Japan's Machinery Orders Up First Time in Three Months

June 10, 2008
Machinery orders placed by the manufacturing sector in April rose 1.9%.

Japan said June 10 that core machinery orders rose for the first time in three months, easing worries about the outlook for corporate investment in new equipment and factories. Orders climbed at a faster-than-expected pace of 5.5% in April from the previous month, the Cabinet Office said.

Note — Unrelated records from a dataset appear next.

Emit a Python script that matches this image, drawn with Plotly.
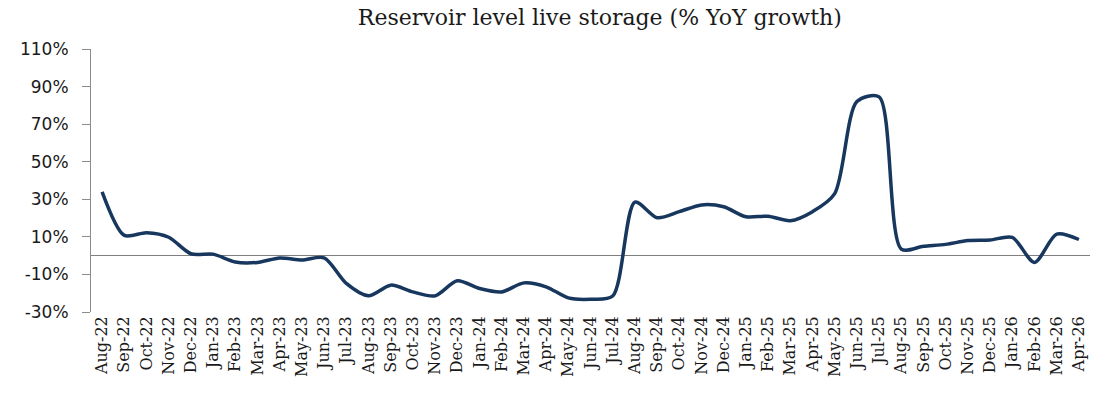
import plotly.graph_objects as go

months = ["Aug-22","Sep-22","Oct-22","Nov-22","Dec-22","Jan-23","Feb-23","Mar-23","Apr-23","May-23",
          "Jun-23","Jul-23","Aug-23","Sep-23","Oct-23","Nov-23","Dec-23","Jan-24","Feb-24","Mar-24",
          "Apr-24","May-24","Jun-24","Jul-24","Aug-24","Sep-24","Oct-24","Nov-24","Dec-24","Jan-25",
          "Feb-25","Mar-25","Apr-25","May-25","Jun-25","Jul-25","Aug-25","Sep-25","Oct-25","Nov-25",
          "Dec-25","Jan-26","Feb-26","Mar-26","Apr-26"]
yoy_growth = [34, 10.8, 12.2, 9.8, 1.0, 0.8, -3.4, -3.6, -1.2, -2.3,
              -1.2, -14.8, -21.4, -15.7, -19.3, -21.4, -13.4, -17.5, -19.3, -14.5,
              -16.6, -22.5, -23.2, -21.5, 28.5, 20.2, 23.4, 27.0, 26.0, 20.7,
              21.0, 18.6, 23.4, 33.0, 82.0, 84.5, 3.5, 5.0, 6.0, 8.0,
              8.3, 9.7, -3.6, 11.5, 8.6]
y_tick_vals = [-30, -10, 10, 30, 50, 70, 90, 110]
y_tick_text = ["-30%", "-10%", "10%", "30%", "50%", "70%", "90%", "110%"]

fig = go.Figure()
fig.add_trace(go.Scatter(
    x=months, y=yoy_growth, mode="lines",
    line=dict(color="#17375E", width=3.5, shape="spline", smoothing=0.8),
    hoverinfo="x+y", showlegend=False,
))

fig.update_layout(
    width=1119, height=400,
    margin=dict(l=91, r=29, t=49, b=88),
    paper_bgcolor="white", plot_bgcolor="white",
    title=dict(text="Reservoir level live storage (% YoY growth)",
               xref="container", x=0.536, xanchor="center",
               yref="container", y=0.976, yanchor="top", pad=dict(t=0, b=0),
               font=dict(family="DejaVu Serif", size=22, color="#1a1a1a")),
)
fig.update_xaxes(
    type="category", range=[-0.5, 44.5],
    showline=False, showgrid=False, zeroline=False, ticks="",
    tickangle=-90,
    tickfont=dict(family="DejaVu Serif", size=16, color="#1a1a1a"),
)
fig.update_yaxes(
    range=[-30, 110], tickvals=y_tick_vals, ticktext=y_tick_text,
    showline=True, linecolor="#8c8c8c", linewidth=1,
    ticks="outside", ticklen=8, tickcolor="#8c8c8c",
    showgrid=False,
    zeroline=True, zerolinecolor="#7f7f7f", zerolinewidth=1,
    ticklabelstandoff=10,
    tickfont=dict(family="DejaVu Sans", size=17, color="#1a1a1a"),
)

fig.write_html("out.html", config={"displayModeBar": False},
               post_script="document.body.style.margin='0';")
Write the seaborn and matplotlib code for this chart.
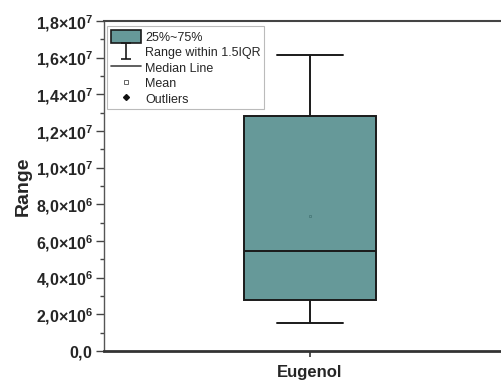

The gain followed an 8.3% decline in March.

With rising oil prices putting additional pressure on company earnings, analysts said, corporate Japan was likely to take a cautious stance on investing in new facilities. "We are not looking for a crash in capital expenditure," but the outlook appears to be weakening, said Morgan Stanley economist Takehiro Sato. "Private demand as a whole appears to have peaked at the end of last year."

Orders from overseas climbed 4.6% in April after declines of 16.1% in March and 13.2% in February. But the momentum in foreign orders "seems feeble for a rebound after two straight months of double-digit decline," said Sato.

Machinery orders placed by the manufacturing sector in April rose 1.9% from the previous month and orders by non-manufacturers were up 8.8%, the government said. "Machinery orders show that manufacturing capex is suffering moderate damage from the pressure on margins, but the non-manufacturing side is holding up well," noted Macquarie Securities economist Richard Jerram.